We Also Made History
- Author: Urmila Pawar Meenakshi Moon
- Translator: Wandana Sonalkar
- Language: English
- Subject: Dalit movement, feminism
- Publication date: 2008
- Publication place: India
- Media type: Print

= We Also Made History =

Indian book

We Also Made History: Women in the Ambedkarite Movement is a book that explores the role of women in the Dalit movement in India, led by B. R. Ambedkar. Originally written and edited in Marathi by Urmila Pawar and Meenakshi Moon, it was published in 1989. The English translation, done by Wandana Sonalkar, was released in 2008.

== Overview ==
The book is divided into two sections. The first section provides a historical analysis of the participation and role of women in the Ambedkar movement, as well as previous Dalit struggles in the twentieth century. The second part features interviews and brief biographies of 45 Dalit women. These women include Ramabai Ambedkar, Dr.
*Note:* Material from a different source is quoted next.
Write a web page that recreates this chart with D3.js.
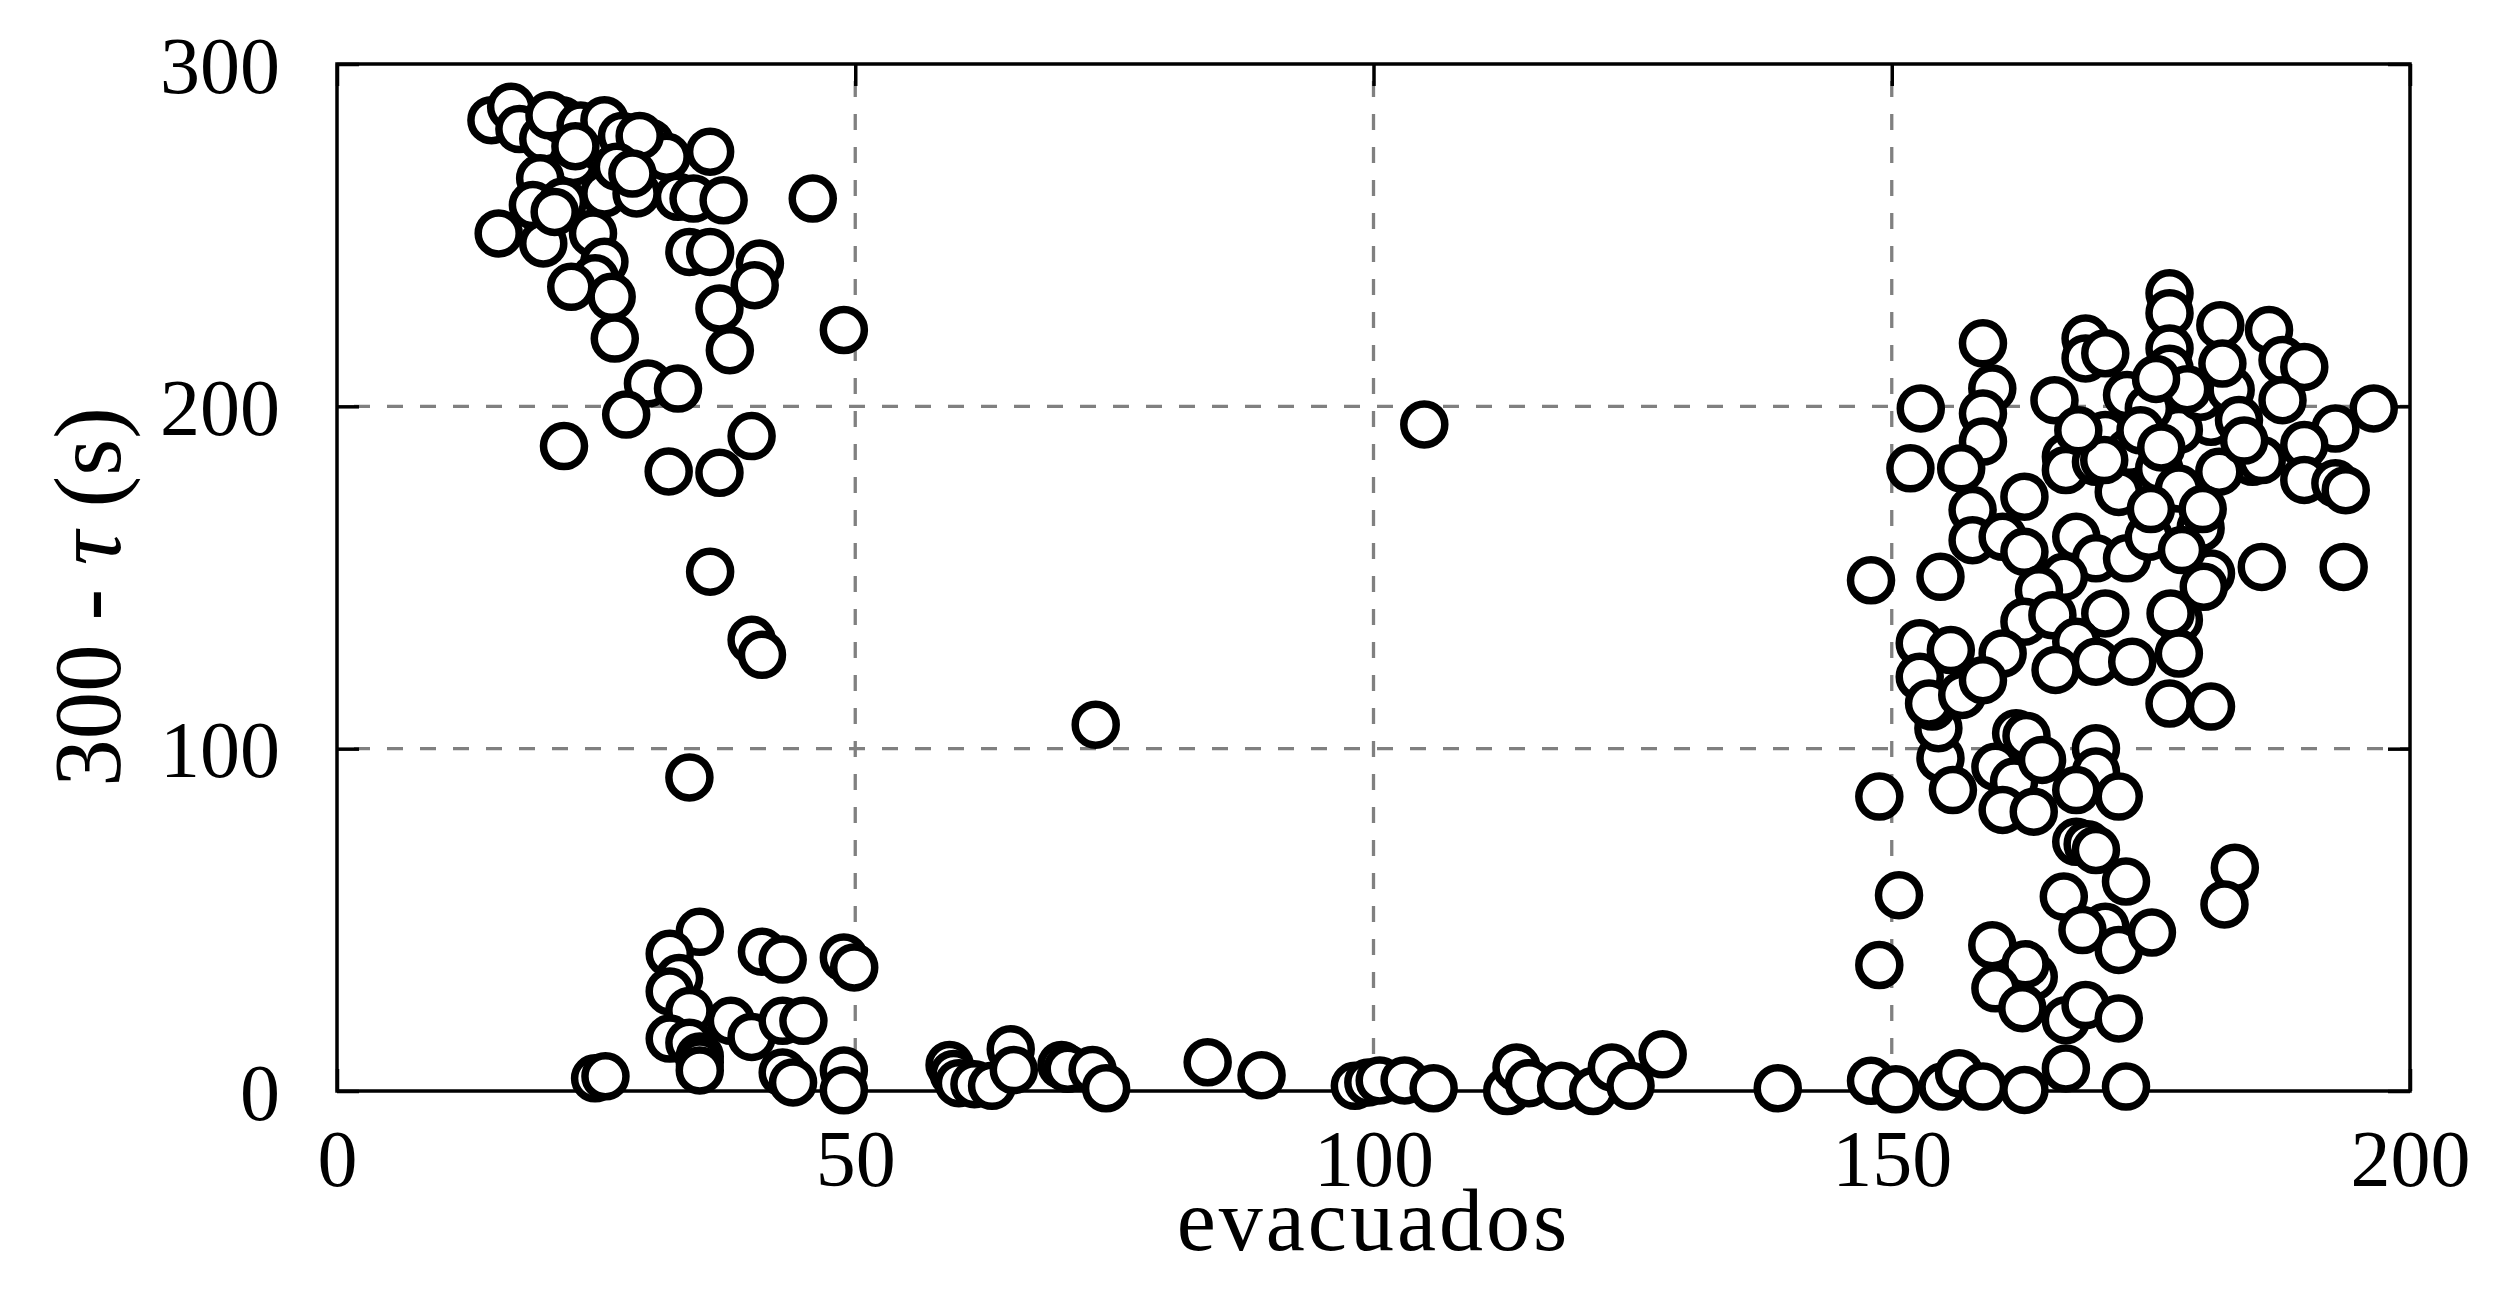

Ambedkar's first wife; Sulochanabai Dongre, who chaired the women's conference at the founding of the All India Scheduled Castes Federation in 1942; and Sakhubai Mohite, who was elected president of the All India Buddhist Women's Association in 1956 after joining Ambedkar in converting to Buddhism as a protest against the Hindu caste system.

== Reception ==
The book is described as "a treasure to Dalit and Dalit feminist studies", shedding light on critical issues in "feminist historiography without resorting to abstract theoretical notions."